I was content that I had produced a winning application. It seemed to tick all the right boxes and produce all the right answers. I waited weeks to hear the results of my application and on Friday 1st August I found out that I was unsuccessful. The reason being, I didn’t produce enough information on being a mentor and how I have helped myself improve within an organisation. What a joke! Alhamdula, the job was not meant for me as Allah has better plans for me.

A year ago, my attitude to this would have been I’m a failure or I should have got the job. It didn’t enter my psyche that Allah knows what is best for me. Something that we see is good maybe bad for us and something we see as bad maybe good for us. It’s a matter of putting things in Allah’s hands. I also believe that the feedback I received was not constructive in the sense that if there were valid problems with my application and areas I could have improved then they should have said so. However, it was like finding a needle in a haystack with all that unnecessary feedback. All I was reminded of was how articulate my application was but that didn’t really answer my question of how could I improve?

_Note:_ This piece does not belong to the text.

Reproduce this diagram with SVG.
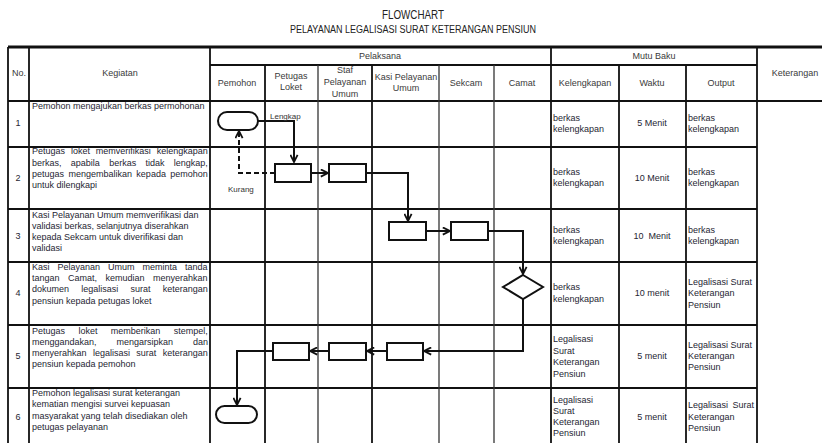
<svg xmlns="http://www.w3.org/2000/svg" width="822" height="443" viewBox="0 0 822 443">
<defs>
<style>
text{font-family:"Liberation Sans",Arial,sans-serif;font-size:9px;fill:#262633}
.h{fill:#3a3a3a;text-anchor:middle}
.c{text-anchor:middle}
.lbl{font-size:8px;fill:#333}
.t{stroke:#111;stroke-width:1.8;fill:none}
.tl{stroke:#333;stroke-width:1.3;fill:none}
.node{fill:#fff;stroke:#111;stroke-width:2}
.con{fill:none;stroke:#111;stroke-width:2}
.dash{stroke-dasharray:5,3}
</style>
<marker id="ah" viewBox="0 0 10 10" refX="9" refY="5" markerWidth="4.5" markerHeight="4.5" orient="auto" markerUnits="strokeWidth">
<path d="M1,1 L9,5 L1,9" fill="none" stroke="#111" stroke-width="2"/>
</marker>
</defs>
<rect width="822" height="443" fill="#fff"/>

<g id="title">
<text x="413" y="19" class="c" style="font-size:12.5px;fill:#222" textLength="62" lengthAdjust="spacingAndGlyphs">FLOWCHART</text>
<text x="413" y="33" class="c" style="font-size:10px;fill:#222" textLength="246" lengthAdjust="spacingAndGlyphs">PELAYANAN LEGALISASI SURAT KETERANGAN PENSIUN</text>
</g>

<g id="table">
<line x1="8" y1="47" x2="822" y2="47" stroke="#111" stroke-width="3"/>
<line x1="8" y1="101" x2="822" y2="101" class="t"/>
<line x1="210" y1="65" x2="757" y2="65" class="t"/>
<g class="t">
<line x1="8" y1="147" x2="757" y2="147"/>
<line x1="8" y1="209" x2="757" y2="209"/>
<line x1="8" y1="262" x2="757" y2="262"/>
<line x1="8" y1="325" x2="757" y2="325"/>
<line x1="8" y1="388" x2="757" y2="388"/>
<line x1="8" y1="47" x2="8" y2="443"/>
<line x1="29" y1="47" x2="29" y2="443"/>
<line x1="210" y1="47" x2="210" y2="443"/>
<line x1="265" y1="65" x2="265" y2="443"/>
<line x1="372" y1="65" x2="372" y2="443"/>
<line x1="551" y1="47" x2="551" y2="443"/>
<line x1="619" y1="65" x2="619" y2="443"/>
<line x1="686" y1="65" x2="686" y2="443"/>
<line x1="757" y1="47" x2="757" y2="443"/>
</g>
<g class="tl">
<line x1="318" y1="65" x2="318" y2="443"/>
<line x1="439" y1="65" x2="439" y2="443"/>
<line x1="494" y1="65" x2="494" y2="443"/>
</g>
</g>

<g id="header">
<text x="12" y="76" style="fill:#3a3a3a">No.</text>
<text x="120" y="76" class="h">Kegiatan</text>
<text x="380" y="59" class="h">Pelaksana</text>
<text x="654" y="59" class="h">Mutu Baku</text>
<text x="795" y="76" class="h">Keterangan</text>
<text x="237" y="86" class="h">Pemohon</text>
<text x="291" y="79" class="h">Petugas</text>
<text x="291" y="90" class="h">Loket</text>
<text x="345" y="73" class="h">Staf</text>
<text x="345" y="85" class="h">Pelayanan</text>
<text x="345" y="97" class="h">Umum</text>
<text x="406" y="80" class="h">Kasi Pelayanan</text>
<text x="406" y="91" class="h">Umum</text>
<text x="466" y="86" class="h">Sekcam</text>
<text x="522" y="86" class="h">Camat</text>
<text x="585" y="86" class="h">Kelengkapan</text>
<text x="652" y="86" class="h">Waktu</text>
<text x="721" y="86" class="h">Output</text>
</g>

<g id="numbers">
<text x="18" y="126" class="c">1</text>
<text x="18" y="181" class="c">2</text>
<text x="18" y="239" class="c">3</text>
<text x="18" y="296" class="c">4</text>
<text x="18" y="359" class="c">5</text>
<text x="18" y="420" class="c">6</text>
</g>

<g id="kegiatan">
<text x="32" y="109">Pemohon mengajukan berkas permohonan</text>
<text x="32" y="154" style="word-spacing:3.4px">Petugas loket memverifikasi kelengkapan</text>
<text x="32" y="166" style="word-spacing:6.8px">berkas, apabila berkas tidak lengkap,</text>
<text x="32" y="177" style="word-spacing:1.9px">petugas mengembalikan kepada pemohon</text>
<text x="32" y="188">untuk dilengkapi</text>
<text x="32" y="218">Kasi Pelayanan Umum memverifikasi dan</text>
<text x="32" y="229">validasi berkas, selanjutnya diserahkan</text>
<text x="32" y="240">kepada Sekcam untuk diverifikasi dan</text>
<text x="32" y="251">validasi</text>
<text x="32" y="270" style="word-spacing:5.5px">Kasi Pelayanan Umum meminta tanda</text>
<text x="32" y="281" style="word-spacing:6px">tangan Camat, kemudian menyerahkan</text>
<text x="32" y="292" style="word-spacing:9.7px">dokumen legalisasi surat keterangan</text>
<text x="32" y="304">pensiun kepada petugas loket</text>
<text x="32" y="334" style="word-spacing:10.9px">Petugas loket memberikan stempel,</text>
<text x="32" y="345" style="word-spacing:17.4px">menggandakan, mengarsipkan dan</text>
<text x="32" y="356" style="word-spacing:3.9px">menyerahkan legalisasi surat keterangan</text>
<text x="32" y="367">pensiun kepada pemohon</text>
<text x="32" y="396">Pemohon legalisasi surat keterangan</text>
<text x="32" y="407">kematian mengisi survei kepuasan</text>
<text x="32" y="419">masyarakat yang telah disediakan oleh</text>
<text x="32" y="430">petugas pelayanan</text>
</g>

<g id="mutu">
<text x="553" y="121">berkas</text>
<text x="553" y="132">kelengkapan</text>
<text x="652" y="126" class="c">5 Menit</text>
<text x="688" y="121">berkas</text>
<text x="688" y="132">kelengkapan</text>

<text x="553" y="175">berkas</text>
<text x="553" y="186">kelengkapan</text>
<text x="652" y="181" class="c">10 Menit</text>
<text x="688" y="175">berkas</text>
<text x="688" y="186">kelengkapan</text>

<text x="553" y="233">berkas</text>
<text x="553" y="244">kelengkapan</text>
<text x="652" y="239" class="c" style="word-spacing:2.5px">10 Menit</text>
<text x="688" y="233">berkas</text>
<text x="688" y="244">kelengkapan</text>

<text x="553" y="290">berkas</text>
<text x="553" y="302">kelengkapan</text>
<text x="652" y="296" class="c">10 menit</text>
<text x="688" y="285">Legalisasi Surat</text>
<text x="688" y="296">Keterangan</text>
<text x="688" y="308">Pensiun</text>

<text x="553" y="342">Legalisasi</text>
<text x="553" y="353.5">Surat</text>
<text x="553" y="365">Keterangan</text>
<text x="553" y="376.5">Pensiun</text>
<text x="652" y="359" class="c">5 menit</text>
<text x="688" y="348">Legalisasi Surat</text>
<text x="688" y="359">Keterangan</text>
<text x="688" y="370">Pensiun</text>

<text x="553" y="403">Legalisasi</text>
<text x="553" y="414">Surat</text>
<text x="553" y="425">Keterangan</text>
<text x="553" y="436">Pensiun</text>
<text x="652" y="420" class="c">5 menit</text>
<text x="688" y="408" style="word-spacing:2px">Legalisasi Surat</text>
<text x="688" y="420">Keterangan</text>
<text x="688" y="431">Pensiun</text>
</g>

<g id="connectors">
<polyline class="con" points="258,121 294,121 294,162" marker-end="url(#ah)"/>
<polyline class="con dash" points="275,173 239,173 239,131" marker-end="url(#ah)"/>
<line class="con" x1="311" y1="173" x2="328" y2="173" marker-end="url(#ah)"/>
<polyline class="con" points="366,173 408,173 408,221" marker-end="url(#ah)"/>
<line class="con" x1="426" y1="231" x2="450" y2="231" marker-end="url(#ah)"/>
<polyline class="con" points="488,231 523,231 523,274" marker-end="url(#ah)"/>
<polyline class="con" points="523,299 523,351 424,351" marker-end="url(#ah)"/>
<line class="con" x1="387" y1="351" x2="367" y2="351" marker-end="url(#ah)"/>
<line class="con" x1="329" y1="351" x2="310" y2="351" marker-end="url(#ah)"/>
<polyline class="con" points="273,351 237,351 237,405" marker-end="url(#ah)"/>
<text x="270" y="119" class="lbl">Lengkap</text>
<text x="228" y="192" class="lbl">Kurang</text>
</g>

<g id="start"><rect class="node" x="218" y="112" width="40" height="18" rx="9"/></g>
<g id="p1"><rect class="node" x="275" y="164" width="36" height="18"/></g>
<g id="p2"><rect class="node" x="329" y="164" width="37" height="18"/></g>
<g id="p3"><rect class="node" x="389" y="222" width="37" height="18"/></g>
<g id="p4"><rect class="node" x="451" y="222" width="37" height="18"/></g>
<g id="decision"><polygon class="node" points="523,275 543,287 523,299 503,287"/></g>
<g id="p5"><rect class="node" x="387" y="343" width="36" height="17"/></g>
<g id="p6"><rect class="node" x="329" y="343" width="37" height="17"/></g>
<g id="p7"><rect class="node" x="273" y="343" width="36" height="17"/></g>
<g id="end"><rect class="node" x="216" y="406" width="41" height="17" rx="8.5"/></g>
</svg>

I suppose in light of all of this I’m happy that I received some positive feedback as I still have the determination to continue to find opportunities to climb the civil service ladder. I’ve decided not to complete my Law degree, as I would be doing it for all the wrong reasons. Alhamdulliah, I believe that this decision is right for me and I m slowly become content with it. Plus an added bonus to this decision is that my stomach pains have become less frequent since I made this decision!!